LastMonday’s Stanstead Town Council saw a real miracle happen before the very eyes of the sparse public present: Before Fall, the not only not beautiful – a matter of taste the newspaper admits- but also dangerous statue (when children climb on it) at Henry Seth Taylor Place will be replaced by an over twenty foot tall clock tower. Valued rather conservatively at between one hundred and fifty to two hundred thousand dollars, the total cost to the town will not be more than $5,000 as the whole local granite industry has joined together to defray the whole cost of the project.
Designed by Guy Cloutier, the tower, which was part of the original project eons ago, will feature donated local granite and the work will be done under the tutelage of this year’s symposium, free of charge by local artisans. Mr. Cloutier has spent hours on the design while the local business owners were ‘convinced’ by Robert Sheldon to get on board.
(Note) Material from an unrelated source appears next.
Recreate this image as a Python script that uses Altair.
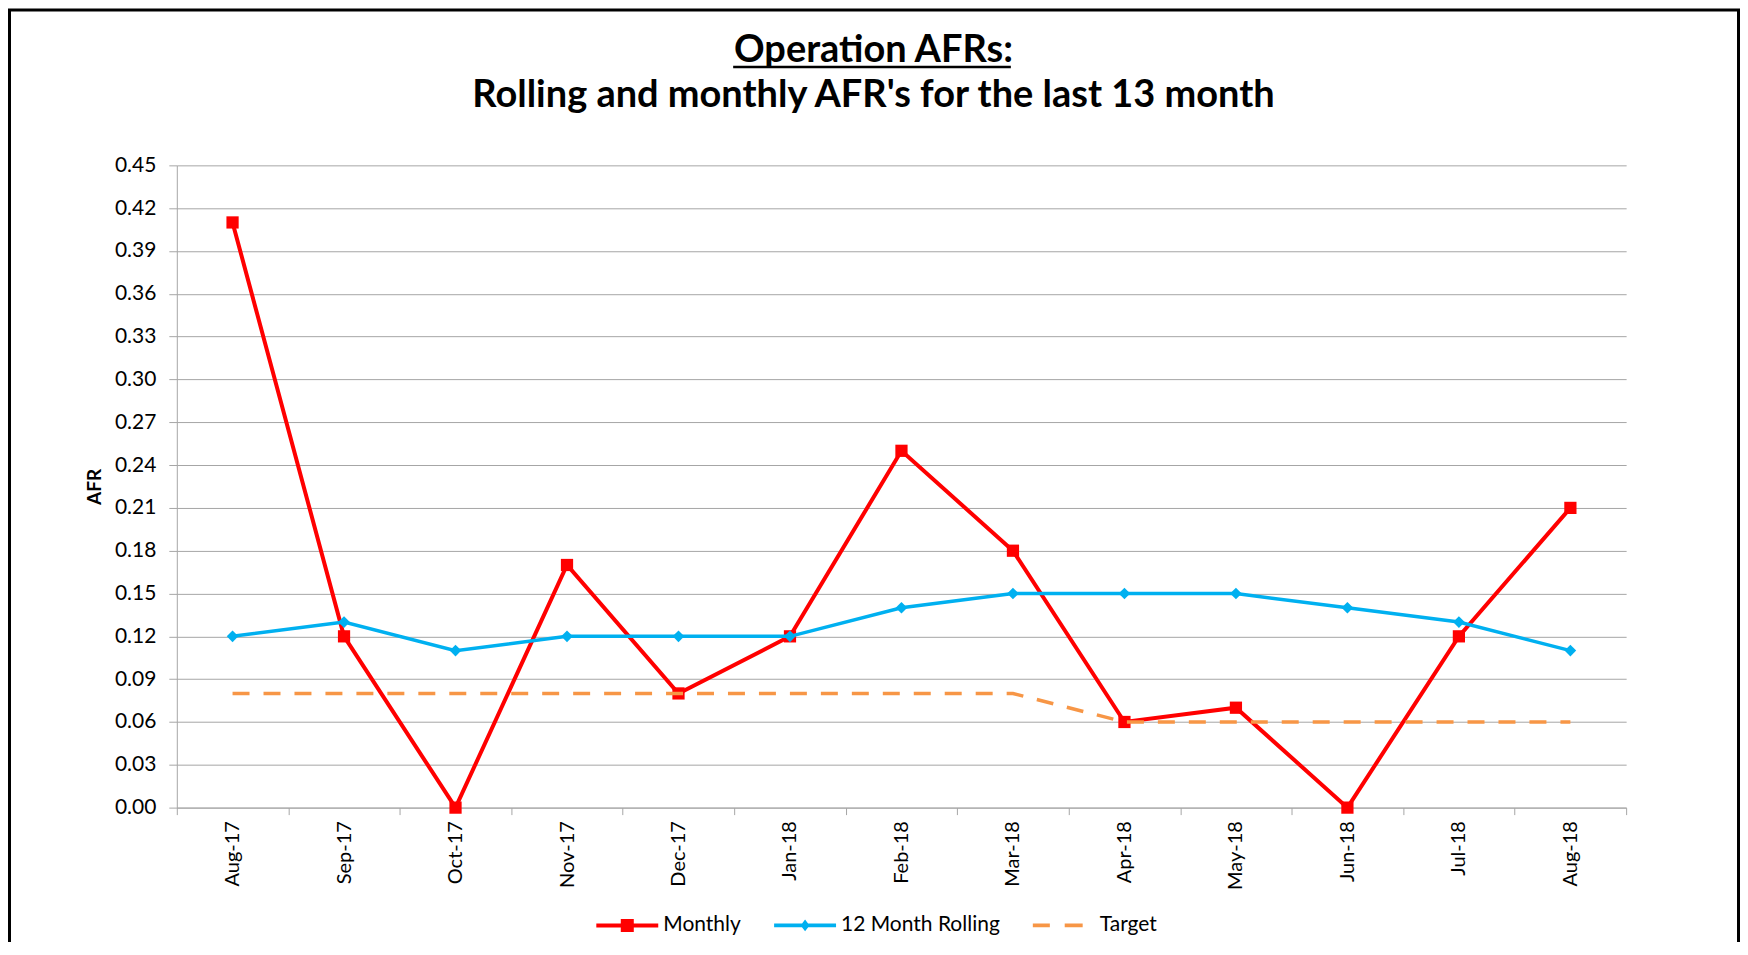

They did and soon they will have a showpiece of what this town can do.
This highlight of a story drowned the other news. The town will try to be featured on Radio-Canada’s ‘La Petite Séduction’. The popular public television program, seen on average by 600,000 people, is one of the few to get any viewership in Québec. You can get a taste of what it is by browsing at tou.tv.
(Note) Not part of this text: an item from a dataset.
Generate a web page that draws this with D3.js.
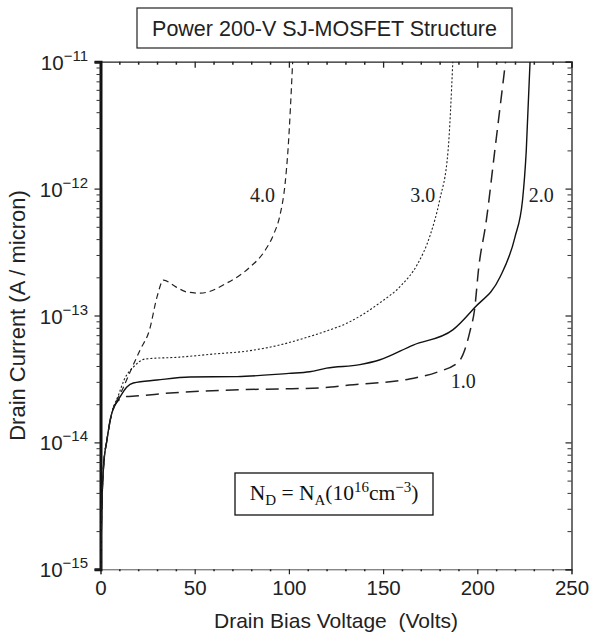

Mrs. Caroline Gaulin has been hired as the new clerk and assistant treasurer.
And the town has no choice but to bring in the lawyer, Monty Coulombe, on the mess that one of Stanstead’s oldest heritage buildings has become. The lawyers will thus proceed against the owner of the old Custom house at 575 Dufferin.
Guy Cloutier and Robert Sheldon at the Henry Seth Taylor Place in downtown Stanstead where the clock tower will be erected later this summer.